In 1841 Karolina Wedel gave birth to Emil. Growing up, Emil worked in the shop and eventually left Warsaw to travel to Western Europe. He learned and gained experience in various factories to prepare himself to finally inherit his father’s business. Having practiced in the confectionery art in Paris for two years and run his father’s company since 1865, Emil received the Wedel company as a wedding gift from his parents in 1871.
Immediately after receiving the company Emil moved the factory to a tenement at Szpitalna Street in Warsaw, where a brand shop and an E.Wedel Chocolate Café ”Staroświecki Sklep” (Old-fashioned Shop) are still located to this day. Emil Wedel passed away in 1919, however his descendant Jan Wedel continued to run the business and he was the last member of the Wedel family to own the company.  In 1934, during the time of the Great Depression, Jan Wedel opened a second factory in Praga, one of the most modern in the Second Polish Republic.

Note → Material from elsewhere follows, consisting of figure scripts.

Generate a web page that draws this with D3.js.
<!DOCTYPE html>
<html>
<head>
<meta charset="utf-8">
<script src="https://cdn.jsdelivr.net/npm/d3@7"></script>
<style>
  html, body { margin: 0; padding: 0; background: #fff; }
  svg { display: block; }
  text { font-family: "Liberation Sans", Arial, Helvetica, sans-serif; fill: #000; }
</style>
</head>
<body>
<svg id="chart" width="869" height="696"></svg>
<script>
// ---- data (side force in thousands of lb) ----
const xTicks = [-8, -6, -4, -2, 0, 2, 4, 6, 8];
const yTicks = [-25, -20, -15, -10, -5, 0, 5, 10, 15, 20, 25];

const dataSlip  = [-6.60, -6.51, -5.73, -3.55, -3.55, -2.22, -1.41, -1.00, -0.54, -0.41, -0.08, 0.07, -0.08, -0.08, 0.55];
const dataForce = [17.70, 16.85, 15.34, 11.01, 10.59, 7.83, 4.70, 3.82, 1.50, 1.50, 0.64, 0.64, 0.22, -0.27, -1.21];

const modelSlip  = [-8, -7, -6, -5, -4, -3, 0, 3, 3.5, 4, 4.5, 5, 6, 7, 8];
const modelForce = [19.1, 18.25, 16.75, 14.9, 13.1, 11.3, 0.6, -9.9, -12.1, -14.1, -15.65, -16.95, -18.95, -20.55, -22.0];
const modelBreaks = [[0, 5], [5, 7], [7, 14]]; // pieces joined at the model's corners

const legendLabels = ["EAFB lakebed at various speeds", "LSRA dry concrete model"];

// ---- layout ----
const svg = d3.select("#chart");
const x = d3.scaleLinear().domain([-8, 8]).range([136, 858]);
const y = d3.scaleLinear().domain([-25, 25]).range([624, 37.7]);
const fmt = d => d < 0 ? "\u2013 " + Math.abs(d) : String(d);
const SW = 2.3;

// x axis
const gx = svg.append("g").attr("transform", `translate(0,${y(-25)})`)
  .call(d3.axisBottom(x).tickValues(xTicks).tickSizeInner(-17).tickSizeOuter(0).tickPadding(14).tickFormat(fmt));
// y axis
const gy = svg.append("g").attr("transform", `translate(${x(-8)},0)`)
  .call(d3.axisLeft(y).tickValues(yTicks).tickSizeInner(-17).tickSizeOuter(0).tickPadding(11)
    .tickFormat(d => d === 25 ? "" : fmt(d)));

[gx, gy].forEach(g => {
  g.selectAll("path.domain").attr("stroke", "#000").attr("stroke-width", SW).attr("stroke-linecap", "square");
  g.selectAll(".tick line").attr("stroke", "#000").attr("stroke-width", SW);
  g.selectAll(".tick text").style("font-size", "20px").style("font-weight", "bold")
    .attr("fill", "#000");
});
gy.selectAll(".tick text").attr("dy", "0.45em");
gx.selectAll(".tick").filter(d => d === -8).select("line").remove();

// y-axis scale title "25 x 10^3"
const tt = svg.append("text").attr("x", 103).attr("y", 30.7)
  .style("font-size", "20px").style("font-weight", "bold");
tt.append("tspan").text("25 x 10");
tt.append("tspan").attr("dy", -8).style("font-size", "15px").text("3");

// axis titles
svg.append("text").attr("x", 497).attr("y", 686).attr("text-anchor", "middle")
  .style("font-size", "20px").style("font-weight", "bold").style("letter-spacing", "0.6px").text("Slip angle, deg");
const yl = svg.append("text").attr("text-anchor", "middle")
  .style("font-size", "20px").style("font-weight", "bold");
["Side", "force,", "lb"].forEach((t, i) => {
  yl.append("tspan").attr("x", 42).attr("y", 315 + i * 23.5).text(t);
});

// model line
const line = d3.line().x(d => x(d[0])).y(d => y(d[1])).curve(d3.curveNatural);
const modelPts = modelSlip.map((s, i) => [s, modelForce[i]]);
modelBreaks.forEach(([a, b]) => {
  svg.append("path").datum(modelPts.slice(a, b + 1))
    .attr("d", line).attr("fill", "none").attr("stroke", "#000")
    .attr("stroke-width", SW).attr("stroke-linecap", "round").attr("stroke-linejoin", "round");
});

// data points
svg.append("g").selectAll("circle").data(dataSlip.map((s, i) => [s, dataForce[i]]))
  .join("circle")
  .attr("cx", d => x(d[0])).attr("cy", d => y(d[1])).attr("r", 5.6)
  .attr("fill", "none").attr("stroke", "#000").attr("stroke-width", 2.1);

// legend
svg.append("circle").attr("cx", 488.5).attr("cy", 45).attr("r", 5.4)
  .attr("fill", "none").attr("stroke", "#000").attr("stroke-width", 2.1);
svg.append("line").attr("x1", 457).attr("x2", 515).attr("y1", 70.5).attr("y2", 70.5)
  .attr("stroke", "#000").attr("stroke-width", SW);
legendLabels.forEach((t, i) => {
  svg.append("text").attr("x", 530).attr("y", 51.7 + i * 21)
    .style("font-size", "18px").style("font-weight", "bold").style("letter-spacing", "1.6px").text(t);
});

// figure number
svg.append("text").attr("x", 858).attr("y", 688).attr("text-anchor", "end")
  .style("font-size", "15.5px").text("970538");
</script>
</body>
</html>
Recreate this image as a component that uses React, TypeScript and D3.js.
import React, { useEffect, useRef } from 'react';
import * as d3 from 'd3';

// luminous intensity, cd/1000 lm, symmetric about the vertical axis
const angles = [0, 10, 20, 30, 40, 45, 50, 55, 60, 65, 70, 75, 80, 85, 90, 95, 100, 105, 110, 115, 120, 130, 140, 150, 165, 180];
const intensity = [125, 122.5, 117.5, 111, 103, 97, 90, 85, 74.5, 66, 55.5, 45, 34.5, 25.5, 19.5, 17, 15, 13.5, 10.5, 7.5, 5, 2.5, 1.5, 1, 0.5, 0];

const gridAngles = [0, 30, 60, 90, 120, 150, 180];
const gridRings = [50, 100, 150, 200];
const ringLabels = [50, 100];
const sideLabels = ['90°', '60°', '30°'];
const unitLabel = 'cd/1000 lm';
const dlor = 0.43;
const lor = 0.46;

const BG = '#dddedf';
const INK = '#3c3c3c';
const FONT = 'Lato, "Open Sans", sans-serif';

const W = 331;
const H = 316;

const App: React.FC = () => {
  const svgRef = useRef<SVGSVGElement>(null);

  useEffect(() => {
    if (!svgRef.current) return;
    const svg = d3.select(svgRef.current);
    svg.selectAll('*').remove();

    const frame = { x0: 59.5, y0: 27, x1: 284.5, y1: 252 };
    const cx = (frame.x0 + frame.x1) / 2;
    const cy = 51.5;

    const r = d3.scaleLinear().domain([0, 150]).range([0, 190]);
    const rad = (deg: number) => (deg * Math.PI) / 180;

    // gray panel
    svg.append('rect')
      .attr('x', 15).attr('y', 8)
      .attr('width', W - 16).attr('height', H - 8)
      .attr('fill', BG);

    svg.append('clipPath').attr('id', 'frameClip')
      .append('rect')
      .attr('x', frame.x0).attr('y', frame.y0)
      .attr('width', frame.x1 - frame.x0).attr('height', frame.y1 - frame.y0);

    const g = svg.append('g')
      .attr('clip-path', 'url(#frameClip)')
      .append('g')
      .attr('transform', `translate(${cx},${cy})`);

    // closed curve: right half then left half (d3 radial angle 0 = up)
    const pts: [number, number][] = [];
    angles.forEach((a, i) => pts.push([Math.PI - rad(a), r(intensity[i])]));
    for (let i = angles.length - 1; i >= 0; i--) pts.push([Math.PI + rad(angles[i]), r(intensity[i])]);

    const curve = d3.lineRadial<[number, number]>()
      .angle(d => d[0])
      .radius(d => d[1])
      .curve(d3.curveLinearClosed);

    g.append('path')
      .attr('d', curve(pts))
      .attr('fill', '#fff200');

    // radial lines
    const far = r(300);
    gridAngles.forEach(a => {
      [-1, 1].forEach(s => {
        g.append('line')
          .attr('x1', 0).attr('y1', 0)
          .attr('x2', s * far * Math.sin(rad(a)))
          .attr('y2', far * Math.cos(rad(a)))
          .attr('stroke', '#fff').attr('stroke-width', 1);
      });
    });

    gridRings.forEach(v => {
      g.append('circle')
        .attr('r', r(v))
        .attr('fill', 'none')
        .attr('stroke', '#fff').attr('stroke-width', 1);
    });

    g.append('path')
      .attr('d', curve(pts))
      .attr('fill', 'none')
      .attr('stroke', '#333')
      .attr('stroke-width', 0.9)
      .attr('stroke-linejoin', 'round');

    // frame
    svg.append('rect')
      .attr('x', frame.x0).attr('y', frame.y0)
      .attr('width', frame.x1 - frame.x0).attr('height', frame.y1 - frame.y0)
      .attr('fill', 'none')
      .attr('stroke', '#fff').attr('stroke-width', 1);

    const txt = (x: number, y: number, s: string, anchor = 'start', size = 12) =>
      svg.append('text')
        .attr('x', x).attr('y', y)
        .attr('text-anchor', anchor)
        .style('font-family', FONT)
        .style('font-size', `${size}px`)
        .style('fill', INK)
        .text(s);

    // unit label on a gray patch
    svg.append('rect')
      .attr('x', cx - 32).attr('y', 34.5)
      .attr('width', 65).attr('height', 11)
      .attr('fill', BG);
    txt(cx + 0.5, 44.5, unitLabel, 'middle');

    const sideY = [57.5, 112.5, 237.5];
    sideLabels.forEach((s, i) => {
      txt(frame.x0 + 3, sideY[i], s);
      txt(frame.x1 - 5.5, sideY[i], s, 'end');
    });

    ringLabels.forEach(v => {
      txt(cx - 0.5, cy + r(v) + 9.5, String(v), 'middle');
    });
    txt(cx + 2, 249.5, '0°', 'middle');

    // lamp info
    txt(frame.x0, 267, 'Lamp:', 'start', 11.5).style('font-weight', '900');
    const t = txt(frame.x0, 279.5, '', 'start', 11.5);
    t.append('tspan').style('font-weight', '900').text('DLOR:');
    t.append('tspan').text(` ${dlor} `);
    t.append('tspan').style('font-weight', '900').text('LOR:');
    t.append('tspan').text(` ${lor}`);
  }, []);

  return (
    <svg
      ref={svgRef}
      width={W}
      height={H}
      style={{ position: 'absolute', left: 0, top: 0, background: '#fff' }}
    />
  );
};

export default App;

The company was one of the first in Europe to introduce generous social welfare policies and to have its own creche, kindergarten, hospital and cafeteria. On top of that the management rewarded its best employees with no-interest housing loans. The company managed to continue business during the first few years of the war; it also started producing essential food such as bread for the starving and was the place of the underground schools. Even though the Wedel family had German roots, they refused to collaborate with the invaders. Their stance brought about the persecution of their employees by the Nazis. During the Warsaw Uprising the company along with most other buildings in Warsaw were destroyed. Wedel rebuilt it but soon after the communist government nationalized the company. Unfortunately, after it was privatized in 1989 the firm was never returned to the Wedel family. About 10% of the products are exported, primarily to the United Kingdom, the United States and Canada.

The flagship products, which are mandatory to sample for those visiting Poland date back to the very beginning of Karol Wedel’s sweet shop; Ptasie Mleczko (Bird’s Milk) and Wedel Cake. It is said that there isn’t a Pole who has never tried or at least heard of them. These traditional recipes date back to the 1930s.